According to overseas sources Dubai-based Emirates Shipping Line will join through an unspecified arrangement with Taiwan’s TS Lines, with which it has a long-standing relationship. The 5605 TEU ESL Dachan Bay was briefly listed in the schedules of the CAT service, in the TSL vessel slot for mid-April in loval ports, but then disappeared.

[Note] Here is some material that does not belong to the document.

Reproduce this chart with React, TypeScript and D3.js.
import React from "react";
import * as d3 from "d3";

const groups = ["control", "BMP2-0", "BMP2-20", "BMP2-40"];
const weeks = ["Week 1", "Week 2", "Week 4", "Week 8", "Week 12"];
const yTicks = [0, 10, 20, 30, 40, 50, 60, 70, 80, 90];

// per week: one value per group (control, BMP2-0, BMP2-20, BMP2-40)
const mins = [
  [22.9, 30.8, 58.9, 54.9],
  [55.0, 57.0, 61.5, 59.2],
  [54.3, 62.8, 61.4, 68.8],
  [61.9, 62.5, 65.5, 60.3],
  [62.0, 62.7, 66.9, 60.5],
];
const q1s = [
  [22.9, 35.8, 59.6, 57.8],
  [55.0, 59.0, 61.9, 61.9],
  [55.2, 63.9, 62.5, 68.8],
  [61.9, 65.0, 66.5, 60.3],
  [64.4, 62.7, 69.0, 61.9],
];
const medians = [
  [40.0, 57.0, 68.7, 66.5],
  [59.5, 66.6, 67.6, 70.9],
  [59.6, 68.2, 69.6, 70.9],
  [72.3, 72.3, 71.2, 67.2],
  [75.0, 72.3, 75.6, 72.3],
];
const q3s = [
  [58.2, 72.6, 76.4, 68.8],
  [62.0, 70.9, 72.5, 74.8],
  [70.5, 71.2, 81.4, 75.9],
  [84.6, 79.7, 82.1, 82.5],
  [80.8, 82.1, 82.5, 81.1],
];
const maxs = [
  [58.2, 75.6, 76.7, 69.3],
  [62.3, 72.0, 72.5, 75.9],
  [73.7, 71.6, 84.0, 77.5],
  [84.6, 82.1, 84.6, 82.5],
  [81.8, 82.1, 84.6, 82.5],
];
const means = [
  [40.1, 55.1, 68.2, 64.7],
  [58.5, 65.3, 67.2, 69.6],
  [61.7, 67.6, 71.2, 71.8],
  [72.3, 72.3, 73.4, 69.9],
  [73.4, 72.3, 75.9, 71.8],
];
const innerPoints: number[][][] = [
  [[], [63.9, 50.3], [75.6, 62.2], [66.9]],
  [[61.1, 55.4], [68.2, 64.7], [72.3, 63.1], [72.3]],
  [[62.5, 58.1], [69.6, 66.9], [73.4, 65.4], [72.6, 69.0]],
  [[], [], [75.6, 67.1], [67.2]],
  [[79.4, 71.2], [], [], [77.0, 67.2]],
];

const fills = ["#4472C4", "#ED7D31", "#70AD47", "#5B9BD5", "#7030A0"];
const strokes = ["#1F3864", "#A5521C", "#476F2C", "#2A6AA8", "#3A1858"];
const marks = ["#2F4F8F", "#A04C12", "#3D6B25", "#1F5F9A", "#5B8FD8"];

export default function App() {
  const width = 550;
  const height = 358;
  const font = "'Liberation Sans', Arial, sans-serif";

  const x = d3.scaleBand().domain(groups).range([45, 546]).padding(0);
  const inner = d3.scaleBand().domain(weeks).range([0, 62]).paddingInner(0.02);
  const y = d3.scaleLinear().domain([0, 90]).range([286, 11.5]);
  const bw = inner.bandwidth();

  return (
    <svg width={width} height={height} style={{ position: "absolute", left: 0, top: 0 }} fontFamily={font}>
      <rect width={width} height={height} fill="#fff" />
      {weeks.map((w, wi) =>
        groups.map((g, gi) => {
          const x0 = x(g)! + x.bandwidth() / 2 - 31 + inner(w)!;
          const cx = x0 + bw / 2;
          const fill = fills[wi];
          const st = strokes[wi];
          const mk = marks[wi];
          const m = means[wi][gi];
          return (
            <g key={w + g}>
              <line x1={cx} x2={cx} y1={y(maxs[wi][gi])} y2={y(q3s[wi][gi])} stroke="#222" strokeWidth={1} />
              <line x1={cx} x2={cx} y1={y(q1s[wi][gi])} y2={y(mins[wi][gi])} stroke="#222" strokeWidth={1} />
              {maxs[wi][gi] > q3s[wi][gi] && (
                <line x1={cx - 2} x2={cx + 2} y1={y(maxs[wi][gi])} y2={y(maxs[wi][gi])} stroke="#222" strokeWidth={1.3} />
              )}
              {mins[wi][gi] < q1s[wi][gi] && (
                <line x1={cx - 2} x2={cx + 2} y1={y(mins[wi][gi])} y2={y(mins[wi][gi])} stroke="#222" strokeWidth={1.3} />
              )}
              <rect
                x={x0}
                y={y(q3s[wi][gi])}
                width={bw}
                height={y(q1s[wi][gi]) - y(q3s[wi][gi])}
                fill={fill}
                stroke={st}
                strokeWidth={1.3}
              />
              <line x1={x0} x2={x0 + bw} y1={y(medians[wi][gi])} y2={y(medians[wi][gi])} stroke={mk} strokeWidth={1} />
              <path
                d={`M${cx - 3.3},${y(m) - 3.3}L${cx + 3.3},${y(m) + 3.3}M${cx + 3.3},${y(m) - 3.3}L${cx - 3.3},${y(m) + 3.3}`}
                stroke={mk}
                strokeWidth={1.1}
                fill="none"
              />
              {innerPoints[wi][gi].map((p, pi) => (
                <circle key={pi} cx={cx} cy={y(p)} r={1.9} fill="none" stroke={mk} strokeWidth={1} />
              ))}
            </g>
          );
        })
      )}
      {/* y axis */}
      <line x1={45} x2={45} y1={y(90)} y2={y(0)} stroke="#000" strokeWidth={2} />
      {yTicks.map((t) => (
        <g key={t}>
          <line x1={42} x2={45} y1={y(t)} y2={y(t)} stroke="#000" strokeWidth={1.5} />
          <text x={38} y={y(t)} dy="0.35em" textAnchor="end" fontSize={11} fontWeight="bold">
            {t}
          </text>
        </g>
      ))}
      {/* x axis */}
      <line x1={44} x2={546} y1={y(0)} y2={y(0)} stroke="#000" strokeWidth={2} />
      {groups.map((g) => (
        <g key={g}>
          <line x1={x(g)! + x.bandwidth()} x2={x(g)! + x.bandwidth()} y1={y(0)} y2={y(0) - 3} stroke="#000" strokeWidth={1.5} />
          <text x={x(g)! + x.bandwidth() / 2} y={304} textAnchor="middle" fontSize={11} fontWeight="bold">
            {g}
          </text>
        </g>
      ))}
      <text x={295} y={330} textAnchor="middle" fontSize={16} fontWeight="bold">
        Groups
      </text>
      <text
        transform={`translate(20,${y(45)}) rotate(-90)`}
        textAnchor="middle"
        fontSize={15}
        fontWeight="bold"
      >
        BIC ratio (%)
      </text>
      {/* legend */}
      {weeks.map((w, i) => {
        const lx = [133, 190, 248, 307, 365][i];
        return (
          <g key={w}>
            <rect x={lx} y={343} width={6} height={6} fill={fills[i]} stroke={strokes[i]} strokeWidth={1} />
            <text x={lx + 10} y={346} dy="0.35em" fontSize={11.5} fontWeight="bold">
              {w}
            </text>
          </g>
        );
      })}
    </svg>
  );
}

However, DCN understands this is likely only a temporary delay.
ESL is listed at position 25 in Alphaliner’s Top 100 container lines and currently offers fifteen mainline services covering Asia, the Indian Sub-Continent, Middle East, Red Sea and East Africa, as well as four feeder services in Japan, the Pearl River Delta, South East Asia and the Middle East.
The company was founded in 2006 by an Indian mariner, Vikas Khan and in 2010 German shipowner Peter Döhle became a one-third shareholder after undertaking a debt-for-equity swap when ESL was unable to pay charter hire for Döhle vessels.
Döhle concluded similar deals with Chile’s CSAV (now merged into Hapag-Lloyd), Taiwan’s TS Lines and Israel’s ZIM. On at least two occasions TS Lines chartered newbuildings ordered by Döhle and sublet them to ESL. Döhle provides all of the ESL-prefixed fleet of all-chartered ships, ranging from 1340 TEU to 6540 TEU.
The relationship between ESL and TSL would seem to be at the heart of the former’s arrival in Australia, which is believed to be on the basis of a slot-swap between TSL and ESL routes here and elsewhere.
ESL is headed up by CEO Till Ole Barrelet, previously MD at the CMA CGM Group’s intra-Asia subsidiary CNC Lines. TS Lines’ Australian agents Seaway declined to comment.